Jika anda tidak bertanya kepada teman anda akan tetapi mendengar jawaban darinya tanpa anda memintanya, maka hal ini tidak termasuk kecurangan. Hal itu tidak mengapa –insyaallah – dengan menulis dari apa yang anda dengar, tanpa anda meminta darinya dan tidak berusaha untuk mendapatkan hal itu.
Adapun doa keburukan seorang guru terhadap orang yang menyontek, sebagaimana yang disebutkan oleh penanya, yang nampak pada kami, hal itu termasuk sikap melampaui batas kepada orang lain. Menyontek tidak mengganggu hak dia, juga tidak terkait dengan kehormatannya, akan tetapi menyontek adalah dosa yang terkait dengan hak Allah ta’ala.

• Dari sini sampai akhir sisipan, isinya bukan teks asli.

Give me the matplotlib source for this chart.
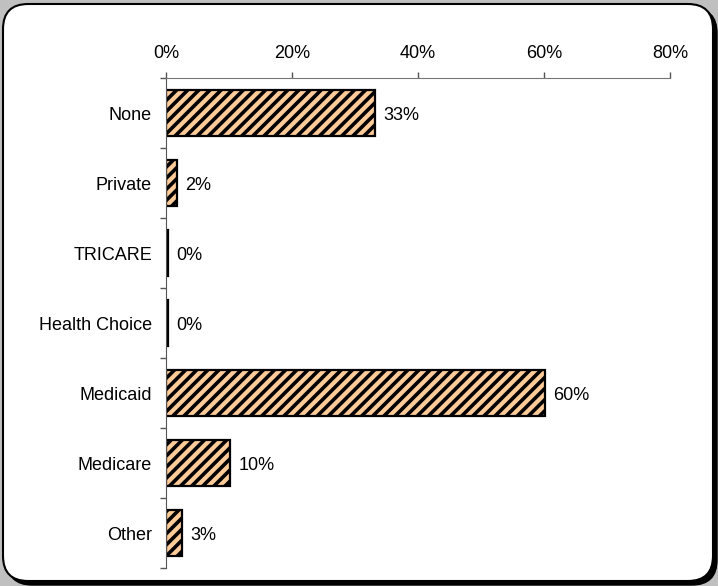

Nasib orang yang menyontek tidak terkait dengan dia memberi maaf atau tidak. Jika doanya sekedar memohon kepada Allah agar menampakkan di depannya orang yang nyontek, mungkin hal itu lebih tepat. Akan tetapi dia berlebihan dalam berdoa dari apa yang selayaknya pada posisi semacam ini, kemungkinan dia ingin mengancam kepada murid-muridnya agar tidak nyontek. Semoga Allah mengampuni kami dan dia dan seluruh umat Islam.